Страшен хаос — эту тему двадцатый век стал осмысливать заново. М. Гаспаров пишет о “Грифельной оде” О. Мандельштама:
“Ночь — творческое время, ночью активизируется та творческая память о человеческом прошлом, которая борется с рекой забвенья. Но с другой стороны, ночь — воплощение первозданного хаоса, носитель прапамяти о вселенском прошлом, для которого человеческое прошлое — ничто”.
Вчитываюсь в Мандельштама.
Как мертвый шершень возле сот,
День пестрый выметен с позором.
И ночь-коршунница несет
Горящий мел и грифель кормит.
С иконоборческой доски
Стереть дневные впечатленья,
И, как птенца, стряхнуть с руки
Уже прозрачные виденья.
Как это понимать? Дневные видения прозрачны (призрачны?), есть другое, скрытое, может быть, более глубокое — ночное знание. Сохранить память культуры — значит соединить рациональное и иррациональное, прозрения ночи с ясностью дня.

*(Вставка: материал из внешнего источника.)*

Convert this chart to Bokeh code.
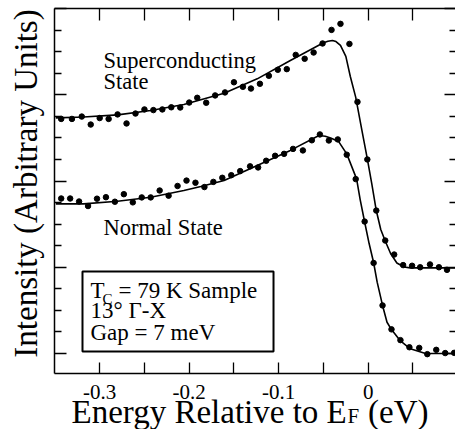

“И я ловлю могучий стык / Видений дня, видений ночи”, так это сформулировано поэтом в первоначальной редакции “Оды”. А в окончательной редакции —
Я слышу грифельные визги <…>
Ломаю ночь, горящий мел,
Для твердой записи мгновенной,
Меняю шум на пенье стрел,
Меняю строй на стрепет гневный.
Грифельная доска, знаки, оставленные на ней, “твердая запись” (все-таки дневная) — символы культуры, традиции, учительства и ученичества — это, допустим, понятно.
А стрепет — что это такое? Пришлось заглянуть в Даля. Стрепет — резкий шум или шорох со свистом, как от полета ночной птицы.
То есть получается так: в одной фразе, через запятую: готовность менять неясный, еще не проявленный ночной шум “на пенье стрел” — дневную нацеленность, точность, строй. Но тут же: Меняю строй на стрепет гневный.
Двурушник я, с двойной душой,
Я ночи друг, я дня застрельщик, —
не побоялся определить себя поэт. (Стоит иметь в виду, что в лексике 1923 года, когда писалась “Грифельная ода”, слово “двурушник” звучало как политическое обвинение). Призвание, служение художника: извлекать из таинственного ночного гула дневную четкость, ясность грифельной записи, искать способ совместить то и другое — ловить “могучий стык”. Так возникает подлинное, глубокое искусство.